— Start of DATA SHOWN —

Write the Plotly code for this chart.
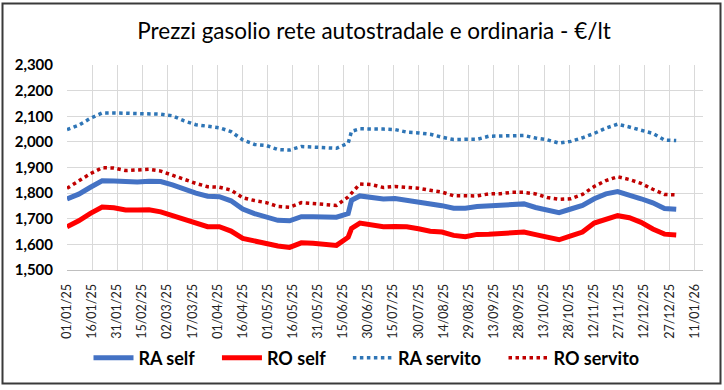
import plotly.graph_objects as go

dates = ["2025-01-01", "2025-01-08", "2025-01-15", "2025-01-22", "2025-01-29",
         "2025-02-05", "2025-02-12", "2025-02-19", "2025-02-26", "2025-03-05",
         "2025-03-12", "2025-03-19", "2025-03-26", "2025-04-02", "2025-04-09",
         "2025-04-16", "2025-04-23", "2025-04-30", "2025-05-07", "2025-05-14",
         "2025-05-21", "2025-05-28", "2025-06-04", "2025-06-11", "2025-06-18",
         "2025-06-20", "2025-06-25", "2025-07-02", "2025-07-09", "2025-07-16",
         "2025-07-23", "2025-07-30", "2025-08-06", "2025-08-13", "2025-08-20",
         "2025-08-27", "2025-09-03", "2025-09-10", "2025-09-17", "2025-09-24",
         "2025-10-01", "2025-10-08", "2025-10-15", "2025-10-22", "2025-10-29",
         "2025-11-05", "2025-11-12", "2025-11-19", "2025-11-26", "2025-12-03",
         "2025-12-10", "2025-12-17", "2025-12-24", "2025-12-31"]

ra_self = [1.777, 1.796, 1.823, 1.848, 1.847, 1.844, 1.843, 1.846, 1.845, 1.832,
           1.814, 1.800, 1.788, 1.786, 1.770, 1.738, 1.720, 1.706, 1.694, 1.692,
           1.708, 1.708, 1.708, 1.706, 1.720, 1.772, 1.789, 1.781, 1.777, 1.779,
           1.773, 1.766, 1.757, 1.751, 1.741, 1.741, 1.748, 1.751, 1.752, 1.755,
           1.758, 1.744, 1.734, 1.724, 1.738, 1.752, 1.778, 1.797, 1.806, 1.794,
           1.778, 1.762, 1.740, 1.737]

ro_self = [1.669, 1.692, 1.721, 1.746, 1.743, 1.734, 1.734, 1.735, 1.727, 1.713,
           1.695, 1.680, 1.669, 1.669, 1.652, 1.623, 1.612, 1.603, 1.594, 1.588,
           1.606, 1.604, 1.598, 1.596, 1.628, 1.662, 1.683, 1.678, 1.669, 1.670,
           1.669, 1.661, 1.651, 1.648, 1.635, 1.630, 1.639, 1.640, 1.642, 1.645,
           1.648, 1.638, 1.630, 1.618, 1.633, 1.648, 1.683, 1.699, 1.712, 1.704,
           1.686, 1.660, 1.640, 1.637]

ra_servito = [2.048, 2.065, 2.092, 2.113, 2.113, 2.112, 2.110, 2.110, 2.108, 2.102,
              2.082, 2.067, 2.060, 2.055, 2.040, 2.008, 1.990, 1.986, 1.970, 1.968,
              1.982, 1.980, 1.979, 1.975, 1.995, 2.041, 2.051, 2.052, 2.050, 2.048,
              2.038, 2.035, 2.030, 2.018, 2.009, 2.010, 2.010, 2.022, 2.022, 2.022,
              2.025, 2.015, 2.008, 1.995, 2.002, 2.016, 2.033, 2.054, 2.069, 2.058,
              2.045, 2.033, 2.007, 2.005]

ro_servito = [1.819, 1.848, 1.876, 1.899, 1.898, 1.888, 1.892, 1.893, 1.886, 1.870,
              1.853, 1.838, 1.825, 1.823, 1.812, 1.782, 1.771, 1.763, 1.748, 1.745,
              1.763, 1.760, 1.756, 1.752, 1.785, 1.800, 1.836, 1.833, 1.822, 1.826,
              1.823, 1.819, 1.811, 1.804, 1.790, 1.789, 1.789, 1.797, 1.798, 1.803,
              1.803, 1.797, 1.783, 1.776, 1.778, 1.795, 1.826, 1.849, 1.864, 1.853,
              1.838, 1.815, 1.795, 1.793]

series = [
    ("RA self", ra_self, "#4472C4", 5, "solid"),
    ("RO self", ro_self, "#FF0000", 5, "solid"),
    ("RA servito", ra_servito, "#2E75B6", 3.5, "3.5px,3.5px"),
    ("RO servito", ro_servito, "#C00000", 3.5, "3.5px,3.5px"),
]

NB = "\u00a0"
fig = go.Figure()
for i, (name, vals, color, width, dash) in enumerate(series):
    label = name + (NB * 4 if i < len(series) - 1 else "")
    fig.add_trace(go.Scatter(x=dates, y=vals, name=label, mode="lines",
                             line=dict(color=color, width=width, dash=dash)))

W, H = 724, 390
L, R, T, B = 67, 21, 65, 120
pw, ph = W - L - R, H - T - B

def px_x(v):
    return (v - L) / pw

def px_y(v):
    return (H - B - v) / ph

fig.add_shape(type="rect", xref="paper", yref="paper",
              x0=px_x(2.5), x1=px_x(720.5), y0=px_y(383.5), y1=px_y(3.5),
              line=dict(color="#3a3a3a", width=2), fillcolor="rgba(0,0,0,0)", layer="above")

fig.update_layout(
    width=W, height=H,
    margin=dict(l=L, r=R, t=T, b=B),
    paper_bgcolor="white", plot_bgcolor="white",
    separators=",.",
    font=dict(family="Lato", color="#000000"),
    title=dict(text="Prezzi gasolio rete autostradale e ordinaria - €/lt",
               x=374 / W, xanchor="center", xref="container",
               y=1 - 31 / H, yanchor="middle", yref="container",
               font=dict(family="Lato", size=22.5, color="#000000")),
    showlegend=True,
    legend=dict(orientation="h", x=px_x(366.5), xanchor="center",
                y=px_y(358), yanchor="middle",
                font=dict(family="Lato", size=18, color="#000000", weight="bold"),
                bgcolor="rgba(0,0,0,0)", itemwidth=40),
    xaxis=dict(type="date", range=["2025-01-01", "2026-01-16"],
               tickmode="linear", tick0="2025-01-01", dtick=15 * 86400000,
               tickformat="%d/%m/%y", tickangle=-90,
               tickfont=dict(family="Lato", size=12.5, color="#222222"),
               showgrid=True, gridcolor="#d9d9d9", gridwidth=1,
               showline=True, linecolor="#bfbfbf", linewidth=1,
               ticks="", ticklabelstandoff=8, zeroline=False),
    yaxis=dict(range=[1.5, 2.3], tickmode="linear", tick0=1.5, dtick=0.1,
               tickformat=".3f",
               tickfont=dict(family="Lato", size=15, color="#000000", weight="bold"),
               showgrid=True, gridcolor="#d9d9d9", gridwidth=1,
               showline=False, ticks="", ticklabelstandoff=13, zeroline=False),
)

fig.write_html("out.html",
               config={"displayModeBar": False},
               post_script="document.body.style.margin='0';document.body.style.padding='0';")
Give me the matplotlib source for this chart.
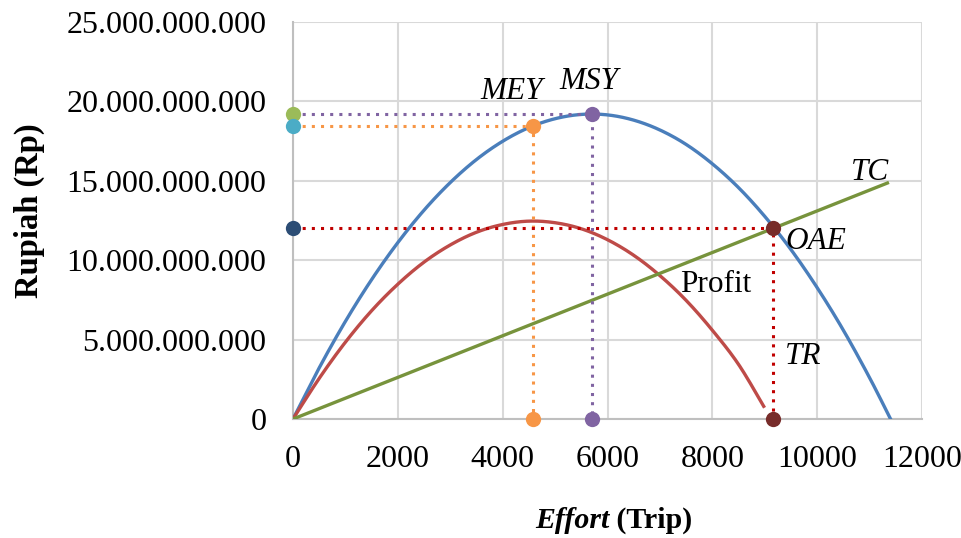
import matplotlib
matplotlib.use('Agg')
import matplotlib.pyplot as plt
import numpy as np

# Total revenue curve (TR) (billion Rp)
effort_tr = [0, 500, 1000, 1500, 2000, 2500, 3000, 3500, 4000, 4500, 5000, 5500,
             6000, 6500, 7000, 7500, 8000, 8500, 9000, 9500, 10000, 10500, 11000, 11400]
tr_values = [0.0, 3.22, 6.15, 8.78, 11.11, 13.15, 14.89, 16.34, 17.49, 18.35, 18.91, 19.18,
             19.15, 18.82, 18.20, 17.29, 16.07, 14.57, 12.76, 10.67, 8.27, 5.59, 2.60, 0.0]

# Profit curve
effort_profit = [0, 500, 1000, 1500, 2000, 2500, 3000, 3500, 4000, 4500, 5000, 5500,
                 6000, 6500, 7000, 7500, 8000, 8500, 8980]
profit_values = [0.0, 2.56, 4.84, 6.82, 8.49, 9.88, 10.96, 11.76, 12.25, 12.46, 12.36, 11.98,
                 11.29, 10.31, 9.03, 7.47, 5.59, 3.44, 0.8]

# Total cost line (TC)
effort_tc = [0, 11340]
tc_values = [0.0, 14.86]

# Reference points (effort, value in billion Rp)
mey_effort, mey_value = 4580, 18.45
msy_effort, msy_value = 5700, 19.2
oae_effort, oae_value = 9160, 12.0

B = 1e9


def smooth(xs, ys, n=24):
    # Catmull-Rom smoothing, like Excel's "smoothed line"
    p = np.column_stack([xs, ys]).astype(float)
    out = []
    for i in range(len(p) - 1):
        p0 = p[i - 1] if i > 0 else p[i]
        p1, p2 = p[i], p[i + 1]
        p3 = p[i + 2] if i + 2 < len(p) else p[i + 1]
        t = np.linspace(0, 1, n, endpoint=False)[:, None]
        seg = 0.5 * ((2 * p1) + (-p0 + p2) * t + (2 * p0 - 5 * p1 + 4 * p2 - p3) * t ** 2
                     + (-p0 + 3 * p1 - 3 * p2 + p3) * t ** 3)
        out.append(seg)
    out.append(p[-1:])
    out = np.vstack(out)
    return out[:, 0], out[:, 1]


plt.rcParams['font.family'] = ['Liberation Serif', 'DejaVu Serif']

fig = plt.figure(figsize=(9.62, 5.38), dpi=100)
ax = fig.add_axes([293 / 962, 1 - 419 / 538, (922 - 293) / 962, (419 - 22) / 538])

fs_tick = 23
fs_lab = 22.5
fs_title = 21.5
grid_col = '#D9D9D9'
lw = 2.4

# curves
x, y = smooth(effort_tr, tr_values)
ax.plot(x, y * B, color='#4A7EBB', lw=lw, zorder=3)
x, y = smooth(effort_profit, profit_values)
ax.plot(x, y * B, color='#BE4B48', lw=lw, zorder=3)
ax.plot(effort_tc, np.array(tc_values) * B, color='#77933C', lw=lw, zorder=3)

# dotted guide lines
dot = (0, (1, 2))
ax.plot([0, msy_effort, msy_effort], [msy_value * B, msy_value * B, 0],
        color='#8064A2', lw=2.2, linestyle=dot, zorder=4)
ax.plot([0, mey_effort, mey_effort], [mey_value * B, mey_value * B, 0],
        color='#F79646', lw=2.2, linestyle=dot, zorder=4)
ax.plot([0, oae_effort, oae_effort], [oae_value * B, oae_value * B, 0],
        color='#C00000', lw=2.2, linestyle=dot, zorder=4)

# markers
ms = 11
pts = [
    (0, msy_value, '#9BBB59'),
    (0, mey_value, '#4BACC6'),
    (0, oae_value, '#2C4D75'),
    (mey_effort, mey_value, '#F79646'),
    (msy_effort, msy_value, '#8064A2'),
    (oae_effort, oae_value, '#772C2A'),
    (mey_effort, 0, '#F79646'),
    (msy_effort, 0, '#8064A2'),
    (oae_effort, 0, '#772C2A'),
]
for px, py, c in pts:
    ax.plot(px, py * B, 'o', color=c, markersize=ms, markeredgewidth=0, zorder=6, clip_on=False)

# labels on chart
ax.text(4180, 20.6 * B, 'MEY', fontsize=fs_lab, style='italic', ha='center', va='center')
ax.text(5650, 21.25 * B, 'MSY', fontsize=fs_lab, style='italic', ha='center', va='center')
ax.text(11000, 15.55 * B, 'TC', fontsize=fs_lab, style='italic', ha='center', va='center')
ax.text(9390, 11.2 * B, 'OAE', fontsize=fs_lab, style='italic', ha='left', va='center')
ax.text(7385, 8.5 * B, 'Profit', fontsize=fs_lab, ha='left', va='center')
ax.text(9390, 3.95 * B, 'TR', fontsize=fs_lab, style='italic', ha='left', va='center')

# axes
ax.set_xlim(0, 12000)
ax.set_ylim(0, 25 * B)
ax.set_xticks(np.arange(0, 12001, 2000))
ax.set_yticks(np.arange(0, 25.1, 5) * B)
ax.set_yticklabels(['0', '5.000.000.000', '10.000.000.000', '15.000.000.000',
                    '20.000.000.000', '25.000.000.000'])
ax.tick_params(axis='both', length=0, labelsize=fs_tick)
ax.tick_params(axis='x', pad=19)
ax.tick_params(axis='y', pad=19)
ax.grid(True, color=grid_col, lw=1.5)
ax.set_axisbelow(True)
for s in ['top', 'right']:
    ax.spines[s].set_visible(False)
for s in ['left', 'bottom']:
    ax.spines[s].set_color('#BFBFBF')
    ax.spines[s].set_linewidth(1.5)

fig.text(29 / 962, 1 - 211 / 538, 'Rupiah (Rp)', rotation=90, fontsize=23.5,
         fontweight='bold', ha='center', va='center')
t1 = fig.text(0.5, 1 - 520 / 538, 'Effort', fontsize=fs_title, fontweight='bold',
              style='italic', ha='left', va='center')
fig.canvas.draw()
bb = t1.get_window_extent()
t2 = fig.text(0, 0, ' (Trip)', fontsize=fs_title, fontweight='bold', ha='left', va='center')
bb2 = t2.get_window_extent()
total = bb.width + bb2.width
x0 = 614 - total / 2
t1.set_x(x0 / 962)
t2.set_x((x0 + bb.width) / 962)
t2.set_y(1 - 520 / 538)

fig.savefig('out.png', dpi=100)
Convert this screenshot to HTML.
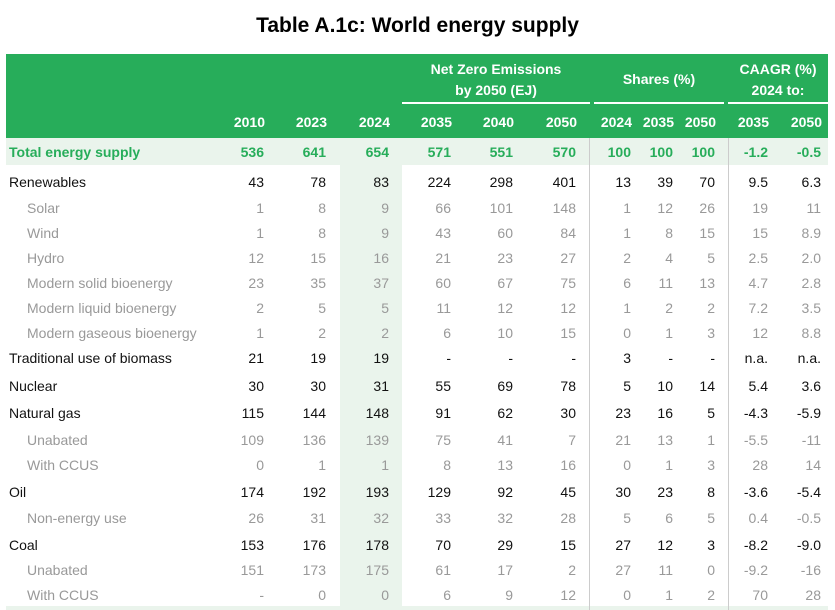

— End of DATA SHOWN —

- **WHAT THE EXERCISE ASKS**:
Exactly reproduce the run of lines from the start of the listing through the line with "1.778, 1.762, 1.740, 1.737]", inclusive; pictures are not copied.

- **ANSWER FOR THE TASK**:
Write the Plotly code for this chart.
import plotly.graph_objects as go

dates = ["2025-01-01", "2025-01-08", "2025-01-15", "2025-01-22", "2025-01-29",
         "2025-02-05", "2025-02-12", "2025-02-19", "2025-02-26", "2025-03-05",
         "2025-03-12", "2025-03-19", "2025-03-26", "2025-04-02", "2025-04-09",
         "2025-04-16", "2025-04-23", "2025-04-30", "2025-05-07", "2025-05-14",
         "2025-05-21", "2025-05-28", "2025-06-04", "2025-06-11", "2025-06-18",
         "2025-06-20", "2025-06-25", "2025-07-02", "2025-07-09", "2025-07-16",
         "2025-07-23", "2025-07-30", "2025-08-06", "2025-08-13", "2025-08-20",
         "2025-08-27", "2025-09-03", "2025-09-10", "2025-09-17", "2025-09-24",
         "2025-10-01", "2025-10-08", "2025-10-15", "2025-10-22", "2025-10-29",
         "2025-11-05", "2025-11-12", "2025-11-19", "2025-11-26", "2025-12-03",
         "2025-12-10", "2025-12-17", "2025-12-24", "2025-12-31"]

ra_self = [1.777, 1.796, 1.823, 1.848, 1.847, 1.844, 1.843, 1.846, 1.845, 1.832,
           1.814, 1.800, 1.788, 1.786, 1.770, 1.738, 1.720, 1.706, 1.694, 1.692,
           1.708, 1.708, 1.708, 1.706, 1.720, 1.772, 1.789, 1.781, 1.777, 1.779,
           1.773, 1.766, 1.757, 1.751, 1.741, 1.741, 1.748, 1.751, 1.752, 1.755,
           1.758, 1.744, 1.734, 1.724, 1.738, 1.752, 1.778, 1.797, 1.806, 1.794,
           1.778, 1.762, 1.740, 1.737]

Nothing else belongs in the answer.